How to Procrastinate Like A Pro

If a cat sits on your laptop, this also gives you the perfect excuse not to do something.

I need to re-write a book. I know how to start, I know what needs doing, and I’m still avoiding it.

Naturally, you can check out the web for lots of tips on how to avoid procrastination (admittedly an exercise in putting off itself), but what’s the fun in that?
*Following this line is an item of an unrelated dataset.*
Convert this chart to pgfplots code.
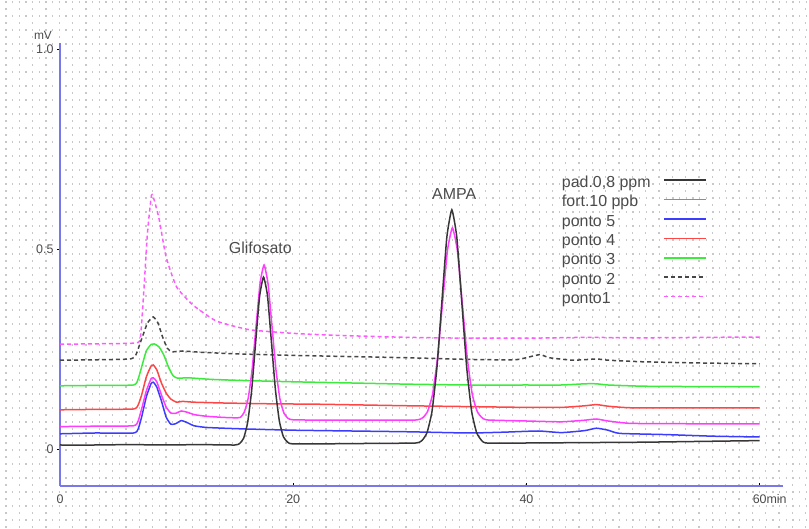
\documentclass[border=0pt]{standalone}
\usepackage{pgfplots}
\pgfplotsset{compat=1.18}
\usepackage{fontspec}
\setmainfont{Liberation Sans}
\definecolor{cpad}{RGB}{55,55,55}
\definecolor{cfort}{RGB}{255,60,255}
\definecolor{cblue}{RGB}{60,60,255}
\definecolor{cred}{RGB}{255,70,70}
\definecolor{cgreen}{RGB}{60,235,60}
\definecolor{cp2}{RGB}{70,70,70}
\definecolor{cp1}{RGB}{255,90,255}
\definecolor{axisblue}{RGB}{120,120,235}
\definecolor{labgray}{RGB}{75,75,75}
\definecolor{dotc}{RGB}{200,200,200}
\begin{document}
\begin{tikzpicture}
\useasboundingbox (0,0) rectangle (809bp,529bp);
% dotted background
\foreach \r in {0,...,37} {
  \draw[dotc, line width=1.3bp, dash pattern=on 1.3bp off 5.37bp] (5.3bp,{527bp-\r*14bp}) -- (809bp,{527bp-\r*14bp});
  \draw[dotc, line width=1.3bp, dash pattern=on 1.3bp off 12.03bp] (5.3bp,{520bp-\r*14bp}) -- (809bp,{520bp-\r*14bp});
}
\begin{axis}[
  at={(60bp,43bp)}, anchor=south west,
  scale only axis, width=723bp, height=443bp,
  xmin=0, xmax=62, ymin=-0.0925, ymax=1.015,
  axis lines=left,
  axis line style={-, draw=axisblue, line width=1.6bp},
  clip=false,
  xtick={0,20,40,60}, xticklabels={0,20,40,60\rlap{min}},
  ytick={0,0.5,1}, yticklabels={0,0.5,1.0},
  major tick length=3bp,
  tick style={black, line width=0.6bp},
  xtick align=inside, ytick align=outside,
  ticklabel style={font=\fontsize{12.5}{14}\selectfont, text=labgray},
  xticklabel style={yshift=-5bp},
  legend plot pos=right,
  legend cell align=left,
  reverse legend,
  legend image code/.code={\draw[#1, line width=1.6bp] (0bp,0.3em) -- (42bp,0.3em);},
  legend style={at={(0.694,0.702)}, anchor=north west, draw=none, fill=none,
    font=\fontsize{16}{18}\selectfont, text=labgray,
    row sep=3.4bp, column sep=13bp, inner sep=0pt,
    nodes={inner sep=0pt, text height=12bp, text depth=4bp}},
  every axis plot/.append style={line width=1.5bp, smooth, tension=0.3},
]
\addplot[cp1, dash pattern=on 4bp off 3bp] coordinates {
(0,0.262) (3,0.263) (6.5,0.265) (6.9,0.28) (7.2,0.40) (7.5,0.54) (7.85,0.635) (8.1,0.62) (8.5,0.575) (9.1,0.48) (10.0,0.405) (11.4,0.36) (13.4,0.32) (16.3,0.298) (20.6,0.288) (25,0.283) (30,0.279) (35,0.277) (40,0.277) (45,0.279) (50,0.278) (55,0.279) (60,0.28)};
\addlegendentry{ponto1}
\addplot[cp2, dash pattern=on 4bp off 3bp] coordinates {
(0,0.222) (3,0.223) (6.0,0.225) (6.5,0.235) (7.0,0.275) (7.5,0.315) (8.0,0.33) (8.4,0.315) (8.8,0.28) (9.2,0.252) (9.6,0.243) (10.5,0.245) (12,0.242) (15,0.238) (20,0.234) (25,0.231) (30,0.228) (35,0.224) (39,0.223) (40.5,0.232) (41.2,0.236) (42,0.228) (44,0.222) (46,0.225) (47,0.222) (50,0.218) (55,0.215) (60,0.213)};
\addlegendentry{ponto 2}
\addplot[cgreen] coordinates {
(0,0.158) (3,0.159) (6.3,0.160) (6.7,0.175) (7.0,0.205) (7.4,0.245) (7.8,0.261) (8.1,0.2625) (8.5,0.255) (8.9,0.235) (9.3,0.205) (9.7,0.183) (10.1,0.177) (11,0.178) (13,0.174) (16,0.171) (20,0.168) (25,0.165) (30,0.162) (35,0.160) (40,0.160) (43,0.160) (45,0.163) (46,0.163) (47,0.160) (50,0.157) (55,0.156) (60,0.156)};
\addlegendentry{ponto 3}
\addplot[cred] coordinates {
(0,0.098) (3,0.099) (6.3,0.100) (6.7,0.11) (7.0,0.135) (7.4,0.18) (7.8,0.207) (8.0,0.21) (8.3,0.198) (8.7,0.165) (9.1,0.14) (9.5,0.125) (10.0,0.117) (10.5,0.119) (11.5,0.117) (14,0.115) (18,0.113) (22,0.112) (26,0.110) (30,0.108) (35,0.106) (40,0.104) (43,0.104) (45,0.108) (46,0.111) (47,0.107) (49,0.103) (55,0.103) (60,0.103)};
\addlegendentry{ponto 4}
\addplot[cblue] coordinates {
(0,0.038) (3,0.040) (6.3,0.040) (6.7,0.05) (7.0,0.08) (7.4,0.13) (7.8,0.163) (8.0,0.167) (8.3,0.155) (8.7,0.12) (9.1,0.08) (9.5,0.062) (9.9,0.063) (10.4,0.071) (10.9,0.066) (11.5,0.058) (12.5,0.054) (14,0.052) (16,0.050) (20,0.047) (25,0.045) (30,0.043) (35,0.040) (38,0.042) (41,0.045) (43,0.041) (45,0.046) (46,0.052) (47,0.047) (48,0.039) (52,0.036) (56,0.032) (60,0.030)};
\addlegendentry{ponto 5}
\addplot[cfort] coordinates {
(0,0.056) (3,0.057) (6.3,0.058) (6.7,0.070) (7.0,0.100) (7.4,0.145) (7.8,0.175) (8.0,0.178) (8.3,0.168) (8.7,0.135) (9.1,0.105) (9.5,0.090) (9.9,0.089) (10.4,0.095) (10.9,0.092) (11.5,0.086) (12.5,0.082) (14,0.079) (15.0,0.078) (15.46,0.079) (15.8,0.092) (16.14,0.127) (16.48,0.200) (16.82,0.309) (17.16,0.415) (17.5,0.460) (17.84,0.413) (18.18,0.307) (18.52,0.198) (18.86,0.125) (19.2,0.090) (19.54,0.077) (20.0,0.073) (23,0.072) (27,0.072) (30.5,0.0725) (31.1,0.078) (31.525,0.094) (31.95,0.137) (32.375,0.228) (32.8,0.364) (33.225,0.496) (33.65,0.553) (34.075,0.496) (34.5,0.364) (34.925,0.228) (35.35,0.137) (35.775,0.094) (36.2,0.078) (36.7,0.0725) (40,0.070) (43,0.068) (45,0.072) (46,0.075) (47,0.070) (49,0.064) (55,0.063) (60,0.063)};
\addlegendentry{fort.10 ppb}
\addplot[cpad] coordinates {
(0,0.010) (3,0.010) (6,0.011) (9,0.010) (12,0.011) (15,0.010) (15.41,0.014) (15.75,0.027) (16.09,0.066) (16.43,0.145) (16.77,0.264) (17.11,0.380) (17.45,0.430) (17.79,0.384) (18.13,0.268) (18.47,0.149) (18.81,0.070) (19.15,0.031) (19.49,0.018) (19.9,0.013) (23,0.013) (27,0.014) (30.5,0.015) (31.05,0.0215) (31.475,0.041) (31.9,0.094) (32.325,0.204) (32.75,0.369) (33.175,0.530) (33.6,0.598) (34.025,0.530) (34.45,0.369) (34.875,0.204) (35.3,0.094) (35.725,0.041) (36.15,0.0215) (36.6,0.015) (40,0.015) (45,0.016) (50,0.017) (55,0.019) (60,0.021)};
\addlegendentry{pad.0,8 ppm}
\node[font=\fontsize{16}{18}\selectfont, text=labgray] at (axis cs:17.18,0.5025) {Glifosato};
\node[font=\fontsize{16}{18}\selectfont, text=labgray] at (axis cs:33.8,0.6375) {AMPA};
\node[font=\fontsize{12}{14}\selectfont, text=labgray] at (axis cs:-1.46,1.035) {mV};
\end{axis}
\end{tikzpicture}
\end{document}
So, if you too have something you are putting off, but are rapidly running out of reasons, try these out…

 

 

 

  1. Twitter! Made for the procrastinator (as are most forms of social media). Check out the trends. Follow the links. Spend ages dreaming up witty posts of 140 characters or less. Schedule them, so you have a steady supply of amusing Tweets.
  2. Take pictures of your pet for Twitter/Instagram. This takes AGES. You need to get a seriously good piccie, one that will get plenty of ‘likes’ and shares. Then, you can spend an age obsessively checking just how many ‘likes’ you get.
  3. Research. Whatever comes into your brain at this precise point, look it up online. Where did they film the Boston scenes for Outlander Series 3? (Glasgow, I think.) What are the nutritional qualities of caraway seeds? (Fibre and some essential oils). What is the weather forecast for the next few days? (Rain.) Are there exercises you can do to slim your face? (Yes. And there are LOADS of videos you can watch on this too.)
  4. Write a blog entry and pretend it is part of strengthening your brand and your marketing efforts*. Yeah, right.
  5. Email others you know enjoy the art of procrastination. They will probably reply quickly, asking a few questions of their own which will demand your immediate response. You can keep this up for hours, if necessary.
  6. Make sure all the apps on your phone are set to send you push notifications. Your phone will repeatedly bleep with lots of lovely, shiny new news!
  7. Fill in your tax return in advance. I know. You can tell just how much you are putting off something when filling in a tax return seems like a viable thing.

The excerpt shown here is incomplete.